For women of a certain age who grew up being told that if they wore the wrong thing, drank a little too much, or gave the wrong signals that they were “asking for it,” it might seem like the youths of today have it good, or at least quite a bit better. Consent seems to matter. Clothing coverage does not. Victims are listened to, sometimes at least.
And yet for all the freedom and exhibitionism and sexual liberation that might be projected on social media, teens are still teens and people are still people and things still happen, casually and in quietly catastrophic grey areas. These are truths that are conveyed powerfully in “How to Have Sex,” a stylish, assured and moving debut from writer-director Molly Manning Walker that opens in North American theaters on Friday.

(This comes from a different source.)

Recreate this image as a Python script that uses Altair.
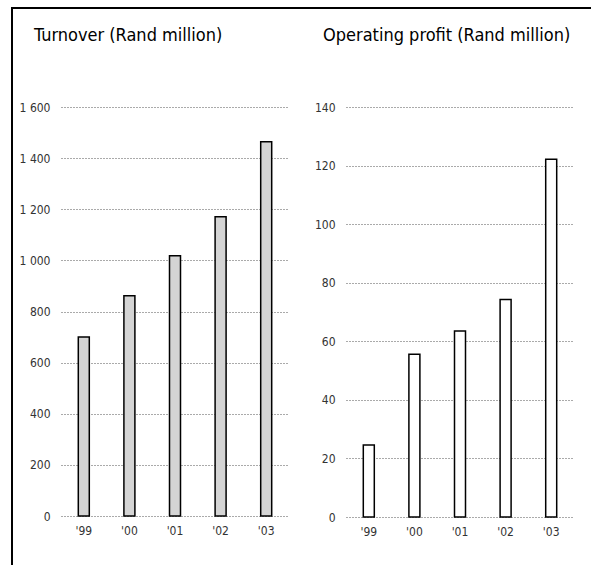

“How to Have Sex” is not didactic, however, which is what makes it so effective. It’s just a story about a girl, Tara (Mia McKenna-Bruce) and her two friends, Em (Enva Lewis) and Skye (Lara Peake) on holiday at a party resort in Greece. They’re looking to drink and dance, wear neon bustiers and bathing suits and complicated mesh coverups and meet some guys. Ideally some “fit” ones. And it starts out so fun, like a more innocent and realistic “Spring Breakers.”

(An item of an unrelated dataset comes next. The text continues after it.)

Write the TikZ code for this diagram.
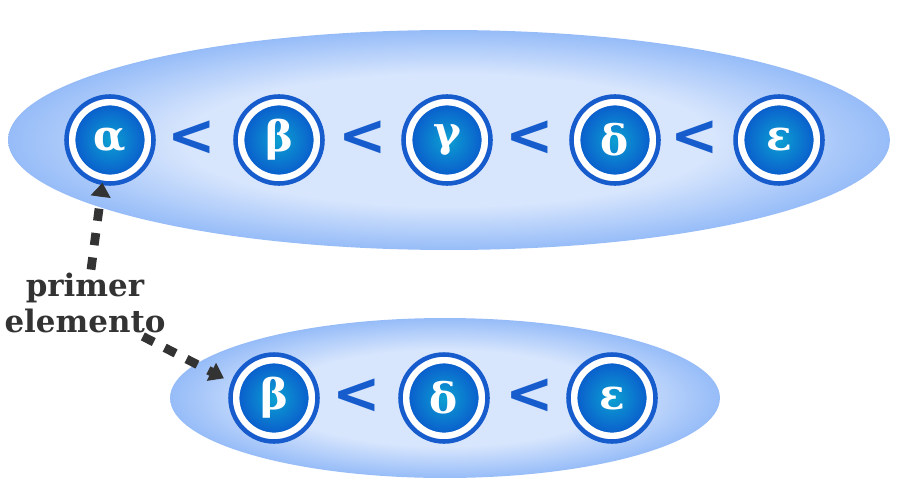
\documentclass[tikz,border=0pt]{standalone}
\usepackage{fontspec}
\setmainfont{DejaVu Serif}
\newfontfamily\simbolo{DejaVu Sans}
\usetikzlibrary{arrows.meta,positioning}

\definecolor{anillo}{RGB}{22,92,204}
\definecolor{discoin}{RGB}{12,160,210}
\definecolor{discoout}{RGB}{10,88,204}
\definecolor{nubein}{RGB}{216,230,253}
\definecolor{nubeout}{RGB}{150,188,248}
\definecolor{texto}{RGB}{51,51,51}

\pgfdeclareradialshading{nubeshade}{\pgfpoint{0bp}{0bp}}{%
    color(0bp)=(nubein); color(15bp)=(nubein); color(25bp)=(nubeout); color(50bp)=(nubeout)}

\tikzset{
    letra/.style={circle, minimum size=1.56cm, inner sep=0pt,
        inner color=discoin, outer color=discoout,
        draw=white, line width=5pt, text=white,
        font=\fontsize{24}{24}\selectfont\bfseries},
    borde/.style={draw=anillo, line width=2.6pt},
    menor/.style={text=anillo, inner sep=0pt,
        font=\simbolo\fontsize{33}{33}\selectfont\bfseries},
    nube/.style={shading=nubeshade},
    flecha/.style={draw=texto, line width=5pt, dash pattern=on 7pt off 7pt,
        -{Triangle[length=8pt,width=11pt]}}
}

\begin{document}
\begin{tikzpicture}[x=0.02cm,y=-0.02cm]
    \useasboundingbox (0,0) rectangle (901,500);

    % Ellipses behind the lists
    \shade[nube] (449,140) ellipse [x radius=8.82cm, y radius=2.2cm];
    \shade[nube] (445,398) ellipse [x radius=5.5cm, y radius=1.6cm];

    % First list
    \foreach \x/\l [count=\i] in {110/α, 279/β, 447/γ, 615/δ, 779/ε} {
        \node[letra] (a\i) at (\x,140) {\l};
        \draw[borde] (a\i.center) circle (0.87cm);
    }
    \foreach \x [count=\i] in {192, 363, 530, 695} {
        \node[menor] (m\i) at (\x,138) {<};
    }

    % Second list
    \foreach \x/\l [count=\i] in {274/β, 444/δ, 612/ε} {
        \node[letra] (b\i) at (\x,398) {\l};
        \draw[borde] (b\i.center) circle (0.87cm);
    }
    \foreach \x [count=\i] in {357, 530} {
        \node[menor] (n\i) at (\x,396) {<};
    }

    % Label and arrows
    \node[text=texto, align=center, inner sep=2pt,
        font=\fontsize{17.6}{20}\selectfont\bfseries] (lbl) at (85,303) {primer\\elemento};
    \draw[flecha] (lbl.north) ++(6,0) -- (a1.260);
    \draw[flecha, shorten >=6pt] (lbl.-30) -- (b1.160);

\end{tikzpicture}
\end{document}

Parties on screen rarely feel as fun as they’re supposed to — the joy often looks a little forced. But Walker somehow makes you feel like you’re actually there and kind of loving it, regardless of whether you were the “MTV Beach House” or “Love Island” type, even as a voyeuristic exercise. Much of that energy comes from the three friends, immediately believable as such, charismatic and adorable as they squeal about a very unremarkable hotel room being “luxury.”
Some guys enter the picture soon too, just one balcony over (“Romeo, Romeo where is you?” one character coos). Badger (Shaun Thomas), the guy who catcalls Tara, is probably not many girls’ idea of a Romeo at least on first sight. His hair is badly bleached — a kind of ’90s boyband look. He’s got a neck tattoo with a red pout and “Hot Legends” scrawled underneath it. This is not boyfriend material or even hookup material, right?
And yet there’s an immediately sweet chemistry between him and Tara, who are both posturing as too-cool party people down for any number of humiliating public spectacles, but probably would just rather spend a night in on the couch with each other. In any event, a flirt-ship is born, but other pressures of youthful wildness abound.
Tara, we come to find, is a virgin. This is something Skye makes her feel self-conscious about while also trying to push her to get rid of on the trip. This rite-of-passage has fueled any number of teen comedies over the years, often from the horny boys’ point of view. But the lightheartedness, even in the not-rapey ones, can deny and diminish a reality that its not such a simple thing for either gender.
“How to Have Sex” is partly a movie about trust, knowing who to trust and how to trust yourself but also how to regain that after something traumatic like sexual assault. Badger’s friend Paddy (Samuel Bottomley) does not seem all that different from him, but his vibe is oh so subtly off. Who can discern that at 16 with people you’ve just met? Skye, similarly, seems like she has Tara’s best interests in mind, but this is also a friendship that she’s too naïve to know is not a healthy one.
There is a hard turning point when things stop being fun in “How to Have Sex,” when one morning Tara is missing from both hotel rooms. Some are concerned. Some are not. One person thinks its funny. She comes back and her night is recreated for the audience, but Tara is changed — a shell of the vibrant person she was just a few hours prior unsure of what she’s feeling, if it’s valid and if anyone would care.
Walker often lets the camera linger on McKenna-Bruce’s face and eyes that convey all the things she can’t find the words for. It is a shattering performance and made all the more devastating because it’s so subtle, without big tears or smashing of mirrors or anything theatrical. Tara just slinks away into a depressive state that barely anyone notices. Her vacation, and life, has turned into a nightmare; Everyone else is still having fun.
“How to Have Sex,” a MUBI release in select North American theaters Friday, has not been rated by the Motion Picture Association. Running time: 90 minutes. Three and a half stars out of four.